На открытой мной наугад странице Шавкат прочел:
«Хорошо одетый человек с умным лицом приезжает в кишлак. Старик его спрашивает:
— Кто ты?
— Я муаллим — учитель,— отвечает тот.
— Чему ты учишь?
— Я учу лодырей работать.
— Тогда пойдем ко мне в дом,— приглашает старик,— мой сын как раз отъявленный бездельник. Но как же ты будешь его учить?
— Скажи сыну, что приехал палван и хочет с ним бороться.
Появляется сын-лентяй, и ему под видом палвана выставляют куклу. Тот лупит ее изо всех сил, но побороть не может. Тогда учитель берет шар и два раза бьет лодыря поверх тельпека. Лодырь отвечает ему тем же.
— Какой ты сильный палван, а ничего не умеешь: ни пахать землю, ни сеять хлеб, ни печь лепешки,— говорит учитель.— Вот смотри, как это делается.
И лодырь — богатырь с уязвленным самолюбием заинтересованно наблюдает за учителем, который знакомит его с премудростями настоящего труда».
Это текст одной из пьес, которые играли Рахимбай и Кенгеш. Значит, должен быть и перечень пьес. А вот и он, несколькими страницами раньше: «Разбойник и купец», «Парикмахер», «Мулла Кариджан», «Лекарь», «Бай-эксплуататор», «Аксакал и двое пьяниц», «Палван Барбидон», «Дехканин и судья-взяточник», «Заготовитель шкур и торговец», «Музыканты и палваны», «Стихи, посвященные масхарабозам прошлого»... Здесь был весь, так сказать, классический репертуар.
Ах, Кенгеш, Кенгеш, ну что за надобность была делать тайну из того, что вы тешили народ, играя «Палвана Барбидона»!
Время позднее, детишки с сонными глазами ползают по ковру, нам пора раскланиваться. Шавкат листает рукопись в поисках чего-нибудь особенно важного и читает:
«Дорогому внуку Халмураду дарю секреты масхарабозов. Сохрани книгу аккуратно. Другим, не занимающимся этим искусством, не отдавай. Будь бережен, не порви. Эту книгу-память оставляю тебе, чтобы ты научился. 4 августа 1975 года».

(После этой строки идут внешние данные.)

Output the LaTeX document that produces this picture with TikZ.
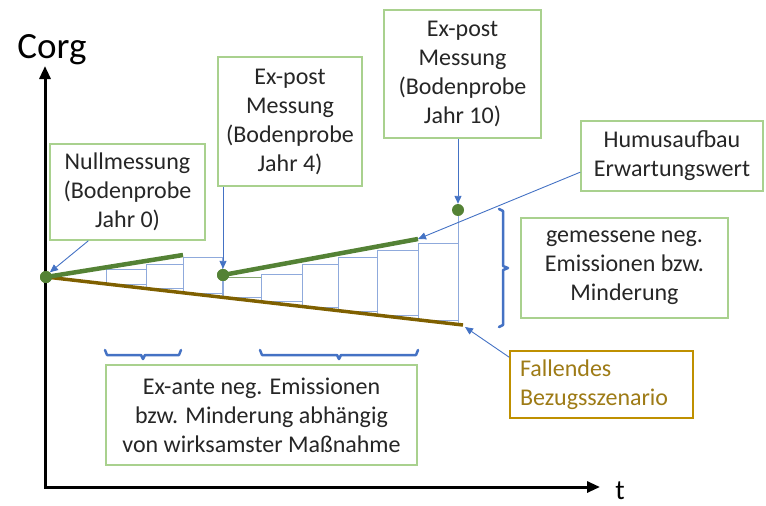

Так, значит, Халмурад тоже посвящен?
— Да, меня всему научил Кенгеш-бай, и все, что здесь есть, мы играем с ним уже много лет...— отвечает Халмурад.
— И «Палвана Барбидона»?
— Конечно.
— А завтра утром вы сможете мне сыграть его?
— Почему нет?
Наутро Халмурад заехал за мной на совхозном «уазике», и мы поехали на кирпичный завод к Кенгешбаю.
Ни тени удивления нашим появлением. Как ни в чем не бывало, улыбающийся, как всегда, Кенгеш помог своему молодому напарнику, о котором ни словом не обмолвился во время вчерашней беседы, натянуть на толстую палку чапан, укрепить маску и отнести куклу к глиняной стене, за которой был уложен штабелями кирпич-сырец. Надели, как полагается, халаты и сами артисты — палван и судья. Одну руку Кенгеш просунул под халат «противника», полуобняв чучело, и закипела схватка. Были и подсечки, и броски, и натужное пыхтенье взмокшего от напряжения борца, и уже взлетел было вверх, отрываясь от ботинка Кенгеша, палван, чтобы неминуемо приземлиться на лопатках, как неожиданно поскользнулся наш богатырь и сам оказался повержен противником, у которого от возбуждения даже слегка съехала набок маска.